Illustrating a Fitness Book

Illustrating a Fitness Book

I get asked a lot why I use drawings instead of photographs for the fitness books I write for Internal Force Fitness. There are two answers to that question really:

  • I enjoy doing the pictures (and am getting better at them!),
  • I didn’t want to present something people felt they had to 100% copy.

Everyone moves differently, so the images I present are there to give you the bare bones of the exercise. How you will look doing it is just that; how YOU look doing it. How far you move is how far you move, how far you bend is how far you bend. You get the idea. I wanted Internal Force Fitness to be one of the best sources of fitness information for people who just want to do a little bit of exercise and feel better about themselves!
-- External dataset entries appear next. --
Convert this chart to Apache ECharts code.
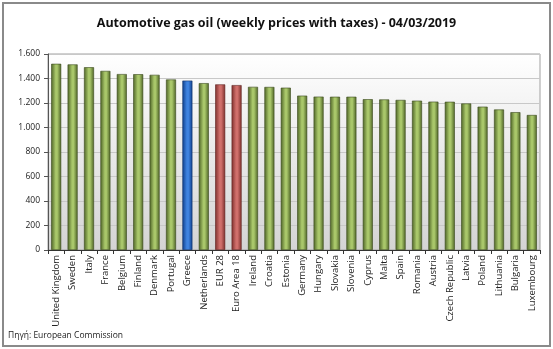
<!DOCTYPE html>
<html><head><meta charset="utf-8">
<script src="https://cdn.jsdelivr.net/npm/echarts@6/dist/echarts.min.js"></script>
<style>html,body{margin:0;padding:0;background:#fff}#c{width:553px;height:349px}</style>
</head><body><div id="c"></div>
<script>
const categories = ["United Kingdom","Sweden","Italy","France","Belgium","Finland","Denmark","Portugal","Greece","Netherlands","EUR 28","Euro Area 18","Ireland","Croatia","Estonia","Germany","Hungary","Slovakia","Slovenia","Cyprus","Malta","Spain","Romania","Austria","Czech Republic","Latvia","Poland","Lithuania","Bulgaria","Luxembourg"];
const prices = [1520,1515,1492,1462,1436,1435,1430,1392,1383,1362,1352,1346,1332,1331,1325,1260,1252,1251,1251,1231,1229,1225,1219,1211,1210,1196,1170,1147,1125,1102];
const blueCats = ["Greece"];
const redCats = ["EUR 28","Euro Area 18"];
const yTicks = [0,200,400,600,800,1000,1200,1400,1600];

function grad(dark, light){
  return new echarts.graphic.LinearGradient(0,0,1,0,[
    {offset:0,color:dark},{offset:0.45,color:light},{offset:0.6,color:light},{offset:1,color:dark}]);
}
const greenG = grad('#4d6326','#a9c76a');
const blueG = grad('#0f3f8c','#3f83e0');
const redG = grad('#7d2f2c','#d06f6b');

const chart = echarts.init(document.getElementById('c'));
chart.setOption({
  animation:false,
  title:{text:'Automotive gas oil (weekly prices with taxes) - 04/03/2019',left:'center',top:12,
    textStyle:{fontFamily:'Open Sans',fontWeight:'bold',fontSize:12.5,color:'#111'}},
  graphic:[
    {type:'rect',shape:{x:3,y:3,width:547,height:343},style:{fill:'none',stroke:'#8a8a8a',lineWidth:2},z:-1},
    {type:'text',left:8,top:331,style:{text:'Πηγή: European Commission',fontFamily:'Open Sans',fontSize:8.5,fill:'#222'}}
  ],
  grid:{left:48,right:13,top:54,bottom:99,show:true,borderColor:'#a0a0a0',borderWidth:1,
    backgroundColor:new echarts.graphic.LinearGradient(0,0,0,1,[{offset:0,color:'#ffffff'},{offset:1,color:'#d4d4d4'}])},
  xAxis:{type:'category',data:categories,
    axisLine:{lineStyle:{color:'#333'}},
    axisTick:{show:true,length:4,lineStyle:{color:'#333'}},
    axisLabel:{rotate:90,interval:0,fontFamily:'Open Sans',fontSize:9.5,color:'#222',margin:5}},
  yAxis:{type:'value',min:0,max:1600,interval:200,
    axisLine:{show:true,lineStyle:{color:'#555'}},
    axisTick:{show:true,length:4,lineStyle:{color:'#555'}},
    splitLine:{lineStyle:{color:'#c8c8c8',width:1}},
    axisLabel:{fontFamily:'Open Sans',fontSize:8.5,color:'#222',margin:8,
      formatter:v=>yTicks.includes(v)?String(v).replace(/\B(?=(\d{3})+(?!\d))/g,'.'):''}},
  series:[{type:'bar',barWidth:10,
    data:prices.map((v,i)=>({value:v,itemStyle:{color:blueCats.includes(categories[i])?blueG:(redCats.includes(categories[i])?redG:greenG),
      borderColor:blueCats.includes(categories[i])?'#0d2f66':(redCats.includes(categories[i])?'#5e2220':'#3a4a1c'),borderWidth:0.6}}))}]
});
</script></body></html>
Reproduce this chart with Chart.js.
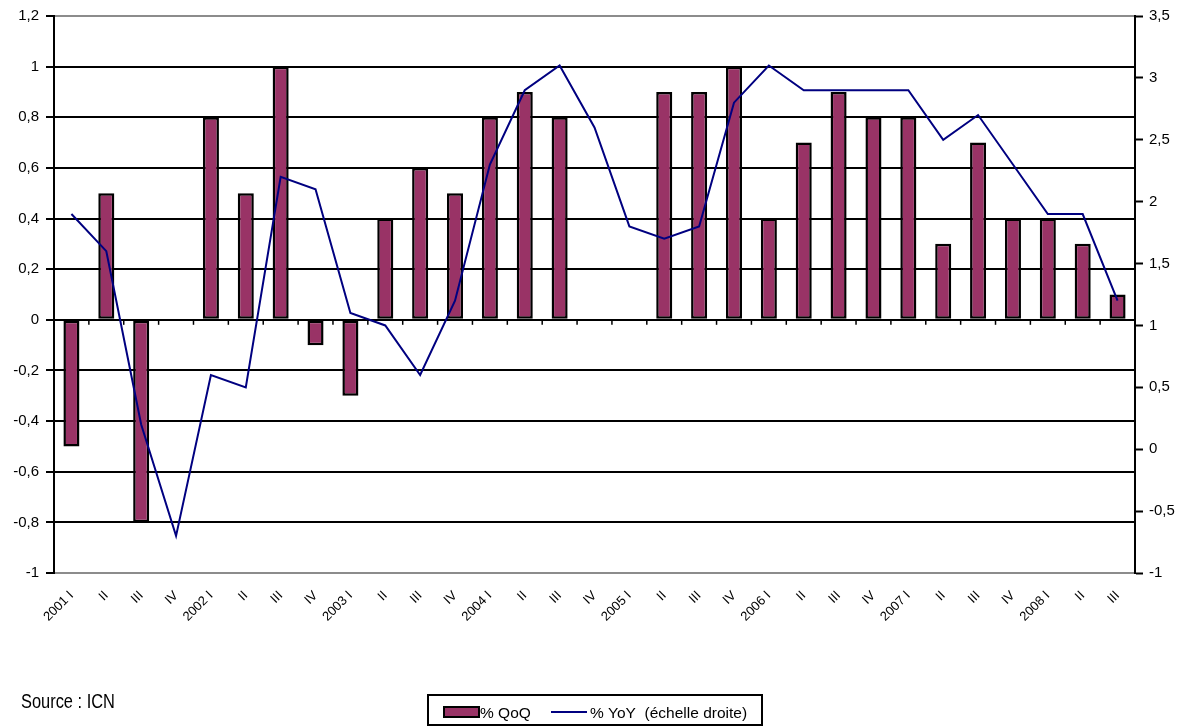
<!DOCTYPE html>
<html>
<head>
<meta charset="utf-8">
<script src="https://cdn.jsdelivr.net/npm/chart.js@4/dist/chart.umd.min.js"></script>
<style>
  html, body { margin: 0; padding: 0; background: #fff; }
  #wrap { position: relative; width: 1193px; height: 727px; }
</style>
</head>
<body>
<div id="wrap"><canvas id="chart"></canvas></div>
<script>
var quarters = ['2001 I', 'II', 'III', 'IV', '2002 I', 'II', 'III', 'IV',
  '2003 I', 'II', 'III', 'IV', '2004 I', 'II', 'III', 'IV',
  '2005 I', 'II', 'III', 'IV', '2006 I', 'II', 'III', 'IV',
  '2007 I', 'II', 'III', 'IV', '2008 I', 'II', 'III'];

var qoq = [-0.5, 0.5, -0.8, 0, 0.8, 0.5, 1.0, -0.1,
  -0.3, 0.4, 0.6, 0.5, 0.8, 0.9, 0.8, 0,
  0, 0.9, 0.9, 1.0, 0.4, 0.7, 0.9, 0.8,
  0.8, 0.3, 0.7, 0.4, 0.4, 0.3, 0.1];

var yoy = [1.9, 1.6, 0.2, -0.7, 0.6, 0.5, 2.2, 2.1,
  1.1, 1.0, 0.6, 1.2, 2.3, 2.9, 3.1, 2.6,
  1.8, 1.7, 1.8, 2.8, 3.1, 2.9, 2.9, 2.9,
  2.9, 2.5, 2.7, 2.3, 1.9, 1.9, 1.2];

var seriesNames = ['% QoQ', '% YoY  (échelle droite)'];
var sourceText = 'Source : ICN';

function commaNum(v) {
  var r = Math.round(v * 10) / 10;
  return String(r).replace('.', ',');
}

// small ticks on the zero line, legend box and source note
var extras = {
  id: 'extras',
  afterDatasetsDraw: function(chart) {
    var ctx = chart.ctx;
    var x = chart.scales.x;
    var y0 = chart.scales.y.getPixelForValue(0);
    ctx.save();
    ctx.strokeStyle = '#000';
    ctx.lineWidth = 1.5;
    for (var i = 1; i < quarters.length; i++) {
      var bx = (x.getPixelForValue(i - 1) + x.getPixelForValue(i)) / 2;
      ctx.beginPath();
      ctx.moveTo(bx, y0);
      ctx.lineTo(bx, y0 + 5);
      ctx.stroke();
    }
    ctx.restore();
  },
  afterDraw: function(chart) {
    var ctx = chart.ctx;
    var ds = chart.data.datasets;
    ctx.save();
    ctx.strokeStyle = '#000';
    ctx.lineWidth = 2;
    ctx.strokeRect(428, 695, 334, 30);

    ctx.fillStyle = ds[0].backgroundColor;
    ctx.fillRect(444, 707, 35, 10);
    ctx.lineWidth = 2;
    ctx.strokeRect(444, 707, 35, 10);

    ctx.font = '15.5px "Liberation Sans", Arial, sans-serif';
    ctx.fillStyle = '#000';
    ctx.textBaseline = 'alphabetic';
    ctx.fillText(ds[0].label, 480, 718);

    ctx.strokeStyle = ds[1].borderColor;
    ctx.lineWidth = 2;
    ctx.beginPath();
    ctx.moveTo(551, 712);
    ctx.lineTo(587, 712);
    ctx.stroke();
    ctx.fillText(ds[1].label, 590, 718);

    // narrow face for the source note
    ctx.font = '20px "Liberation Sans", Arial, sans-serif';
    ctx.translate(21, 708);
    ctx.scale(0.82, 1);
    ctx.fillText(sourceText, 0, 0);
    ctx.restore();
  }
};

var edgeGrey = function(c) {
  var v = c.tick ? c.tick.value : 0;
  return (Math.abs(v - 1.2) < 1e-6 || Math.abs(v + 1) < 1e-6) ? '#8c8c8c' : '#000';
};

new Chart(document.getElementById('chart'), {
  type: 'bar',
  data: {
    labels: quarters,
    datasets: [{
      type: 'bar',
      label: seriesNames[0],
      data: qoq,
      yAxisID: 'y',
      backgroundColor: '#993366',
      borderColor: '#000',
      borderWidth: 2.5,
      borderSkipped: false,
      categoryPercentage: 1,
      barPercentage: 0.46,
      order: 2
    }, {
      type: 'line',
      label: seriesNames[1],
      data: yoy,
      yAxisID: 'y2',
      borderColor: '#000080',
      borderWidth: 2,
      pointRadius: 0,
      tension: 0,
      fill: false,
      order: 1
    }]
  },
  plugins: [extras],
  options: {
    responsive: true,
    maintainAspectRatio: false,
    animation: false,
    layout: { padding: { top: 15, left: 0, right: 0, bottom: 0 } },
    plugins: {
      legend: { display: false },
      tooltip: { enabled: false }
    },
    scales: {
      x: {
        offset: true,
        grid: { display: false },
        border: { display: false },
        ticks: {
          autoSkip: false,
          minRotation: 45,
          maxRotation: 45,
          padding: 7,
          color: '#000',
          font: { family: '"Liberation Sans", Arial, sans-serif', size: 13 }
        },
        afterFit: function(s) { s.height = 154; }
      },
      y: {
        position: 'left',
        min: -1,
        max: 1.2,
        ticks: {
          stepSize: 0.2,
          padding: 7,
          color: '#000',
          font: { family: '"Liberation Sans", Arial, sans-serif', size: 15 },
          callback: function(v) { return commaNum(v); }
        },
        grid: {
          color: edgeGrey,
          lineWidth: 2,
          tickLength: 8,
          tickColor: '#000',
          tickWidth: 2
        },
        border: { color: '#000', width: 2 },
        afterFit: function(s) { s.width = 54; }
      },
      y2: {
        position: 'right',
        min: -1,
        max: 3.5,
        ticks: {
          stepSize: 0.5,
          padding: 6,
          color: '#000',
          font: { family: '"Liberation Sans", Arial, sans-serif', size: 15 },
          callback: function(v) { return commaNum(v); }
        },
        grid: {
          drawOnChartArea: false,
          tickLength: 8,
          tickColor: '#000',
          tickWidth: 2
        },
        border: { color: '#000', width: 2 },
        afterFit: function(s) { s.width = 58; }
      }
    }
  }
});
</script>
</body>
</html>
How the brain views illustrations

When I was doing the illustrations for my first book: Walter Camp’s Daily Dozen Redux, an issue with hands came up for one of the moves. Here is the illustration from the book:

Walter Camp’s Daily Dozen ‘Crawl’ Exercise

Here is how in theory, the illustration should look:

Walter Camp’s Daily Dozen ‘Crawl’ Exercise

Spot the difference? Yup, it’s the hand. The hand in that upright position in the first image cannot PHYSICALLY be in that position. The hand actually rotates as it is raised from the horizontal, so the thumb ends up at the back of the hand if you were viewing from the front.

Similarly, the second position when the forearm is bend over is not possible for the same reason. Yet look at the second (theoretically correct) image and tell me it just doesn’t look right. I put this down to what I call the personal reversal!

Old-Fashioned Fitness Classes

Old Fashioned Fitness Class

If you have ever attended a fitness class in a room without a mirrored wall you may well have experienced this phenomenon. Back in the day, a fitness instructor would stand in front of a class – facing a class (that bit is important) – and ask the students to copy what they were doing. The problem with this, however, is that when they step to their left, your brain is seeing someone move to the RIGHT. You’re not seeing what they’re seeing – you’re seeing the reverse.

Your brain tries its hardest to work it out, but in a fast-paced environment, frustration tends to win out! It’s like watching a fitness DVD with a thumping beat and someone telling you to move your left foot then your right hand – all of a sudden you have no idea which is which!

How on earth does this relate to hands being reversed I hear you cry? Well, try this:

  • Hold your left (or right) arm out to the side.
  • Now raise that same arm up to the sky.

Did your arm defy the laws of physics or did you just rotate it without really thinking? Now look up at the hand pointing up to the sky. See how it looks – the same as in the picture! The picture is a combination of reality and what you can ACTUALLY see.

I showed that picture to a test group and not a single person noticed what was wrong and followed the instructions and illustration perfectly. That’s why I left it in, and why I started reading around the subject of image processing by the brain.

Giving up exercise because you can’t DO it.

I know a lot of people give up on exercise, and I know the reason a lot of them give:

I can’t do it!

What that means of course is they can’t do EXACTLY what they’ve seen on a DVD. Or they can’t bend QUITE as far as the person in the book is telling them to.

That isn’t being unable to do exercise. That is attempting the wrong KIND of exercise. Your brain is an incredible thing – don’t switch it off when you try and do an exercise: turn it UP. Engage with the movement you’re doing. Find out what the aim of it is, what the muscles are you’re supposed to be working. Then just do it!